Directions for this task:
Gather all lines with the word "LaTeX" in them.

Extracted data:
•••

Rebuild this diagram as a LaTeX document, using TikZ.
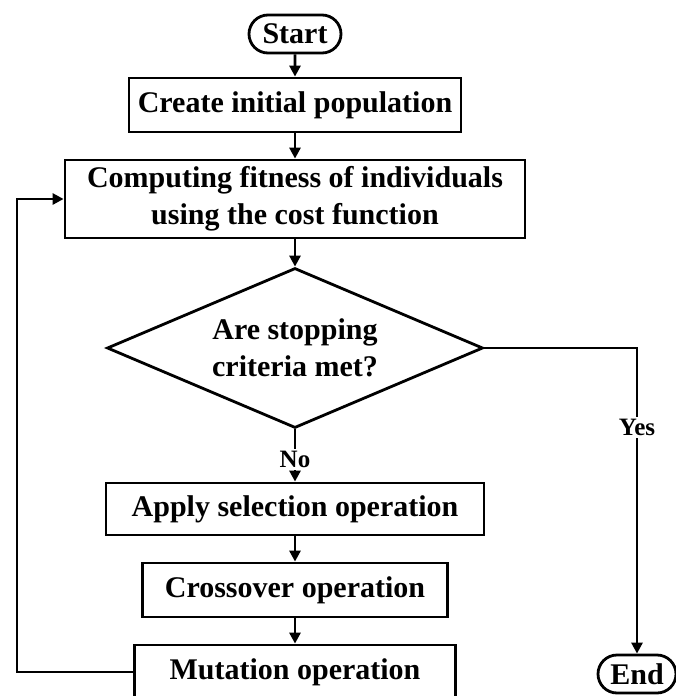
\documentclass[tikz,border=0pt]{standalone}
\usepackage{fontspec}
\setmainfont{Liberation Serif}
\usetikzlibrary{shapes.geometric,shapes.misc,arrows.meta}

\begin{document}
\begin{tikzpicture}[x=1pt,y=-1pt,line width=2.8pt,
    every node/.style={font=\bfseries\fontsize{30}{37}\selectfont},
    procbox/.style={draw,rectangle,inner sep=0pt,align=center},
    termbox/.style={draw,rounded rectangle,inner sep=0pt},
    choice/.style={draw,diamond,aspect=2.35,inner sep=0pt,align=center},
    lbl/.style={fill=white,inner sep=2pt,font=\bfseries\fontsize{25}{30}\selectfont},
    flow/.style={-{Triangle[length=11pt,width=11pt]}}]
  \useasboundingbox (0,0) rectangle (675,696);

  \node[termbox,minimum width=92,minimum height=38] (start) at (295,34) {Start};
  \node[procbox,minimum width=332,minimum height=54] (create) at (295,105) {Create initial population};
  \node[procbox,minimum width=460,minimum height=78] (fitness) at (295,199) {Computing fitness of individuals\\using the cost function};
  \node[choice,minimum width=376,minimum height=160] (decision) at (295,348) {Are stopping\\criteria met?};
  \node[procbox,minimum width=378,minimum height=52] (select) at (295,509) {Apply selection operation};
  \node[procbox,minimum width=305,minimum height=54] (cross) at (295,590) {Crossover operation};
  \node[procbox,minimum width=321,minimum height=54] (mutate) at (295,672) {Mutation operation};
  \node[termbox,minimum width=78,minimum height=38] (finish) at (637,674) {End};
  \coordinate (back) at (17,672);

  \draw[flow] (start) -- (create);
  \draw[flow] (create) -- (fitness);
  \draw[flow] (fitness) -- (decision);
  \draw[flow] (decision) -- node[lbl,pos=0.58] {No} (select);
  \draw[flow] (decision.east) -| node[lbl,pos=0.63] {Yes} (finish.north);
  \draw[flow] (select) -- (cross);
  \draw[flow] (cross) -- (mutate);
  \draw[flow] (mutate.west) -- (back) |- (fitness.west);

\end{tikzpicture}
\end{document}
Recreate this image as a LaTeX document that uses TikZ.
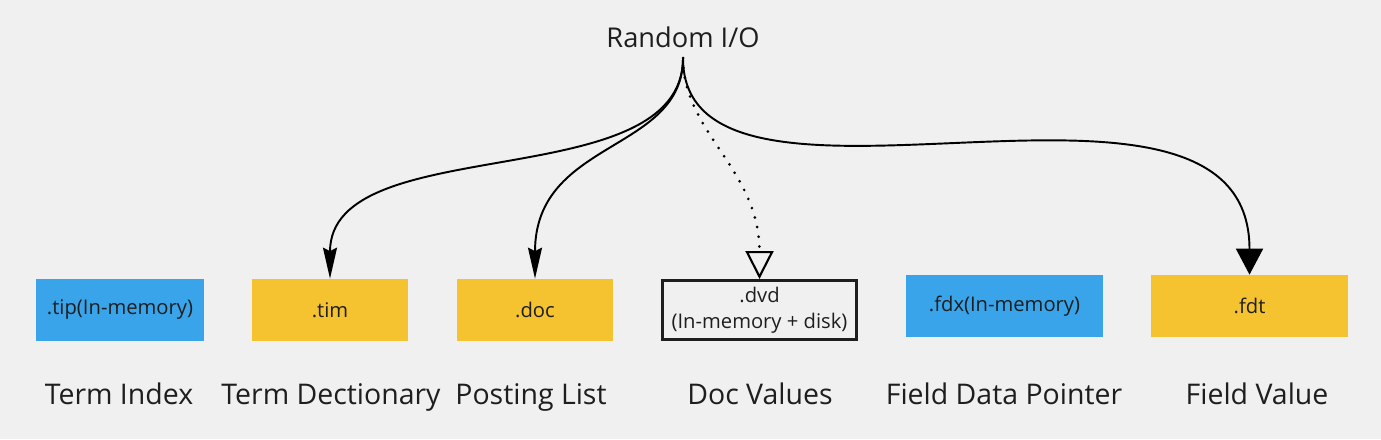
\documentclass[tikz,border=0pt]{standalone}
\usepackage{fontspec}
\setmainfont{Open Sans}
\usetikzlibrary{positioning,arrows.meta}
\definecolor{paper}{HTML}{F0F0F0}
\definecolor{ink}{HTML}{1E1E1E}
\definecolor{mem}{HTML}{39A4EA}
\definecolor{file}{HTML}{F4C32F}

\begin{document}
\begin{tikzpicture}[x=0.02cm,y=-0.02cm,
  ftxt/.style={font=\fontsize{11.5}{15}\selectfont,text=ink,inner sep=0pt,align=center},
  blue/.style={ftxt,fill=mem,minimum height=1.24cm},
  gold/.style={ftxt,fill=file,minimum height=1.24cm},
  disk/.style={ftxt,draw=ink,line width=1.7pt,fill=paper,minimum width=3.88cm,minimum height=1.18cm},
  tag/.style={font=\fontsize{16.2}{20}\selectfont,text=ink,anchor=base},
  flow/.style={line width=1.1pt,black}]
  \path[fill=paper,use as bounding box] (0,0) rectangle (1381,439);
  % file boxes
  \node[blue,minimum width=3.36cm] (tip) at (120,310) {.tip(In-memory)};
  \node[gold,minimum width=3.12cm] (tim) at (330,310) {.tim};
  \node[gold,minimum width=3.12cm] (doc) at (535,310) {.doc};
  \node[disk] (dvd) at (759.5,310) {.dvd\\(In-memory + disk)};
  \node[blue,minimum width=3.94cm] (fdx) at (1004.5,306) {.fdx(In-memory)};
  \node[gold,minimum width=3.94cm] (fdt) at (1249.5,306) {.fdt};
  % captions
  \node[tag] (tipl) at (119,404) {Term Index};
  \node[tag] (timl) at (331,404) {Term Dectionary};
  \node[tag] (docl) at (531,404) {Posting List};
  \node[tag] (dvdl) at (760,404) {Doc Values};
  \node[tag] (fdxl) at (1004,404) {Field Data Pointer};
  \node[tag] (fdtl) at (1257,404) {Field Value};
  % random access
  \node[tag,font=\fontsize{15.5}{19}\selectfont] (rio) at (683,48) {Random I/O};
  \coordinate (src) at (683,58);
  \draw[flow,-{Stealth[length=0.62cm,width=0.28cm,inset=0.07cm]}]
    (src) .. controls +(0,140) and +(0,-150) .. (tim.north);
  \draw[flow,-{Stealth[length=0.62cm,width=0.28cm,inset=0.07cm]}]
    (src) .. controls +(0,95) and +(0,-140) .. (doc.north);
  \draw[flow,line width=1.7pt,line cap=round,dash pattern=on 0pt off 5.6pt,
    -{Triangle[open,length=0.56cm,width=0.56cm,line width=1.2pt,fill=paper]}]
    (src) .. controls +(0,75) and +(0,-110) .. (dvd.north);
  \draw[flow,-{Triangle[length=0.52cm,width=0.54cm]}]
    (src) .. controls +(0,200) and +(0,-255) .. (fdt.north);
\end{tikzpicture}
\end{document}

•••

Expected answer:
Rebuild this diagram as a LaTeX document, using TikZ.
Recreate this image as a LaTeX document that uses TikZ.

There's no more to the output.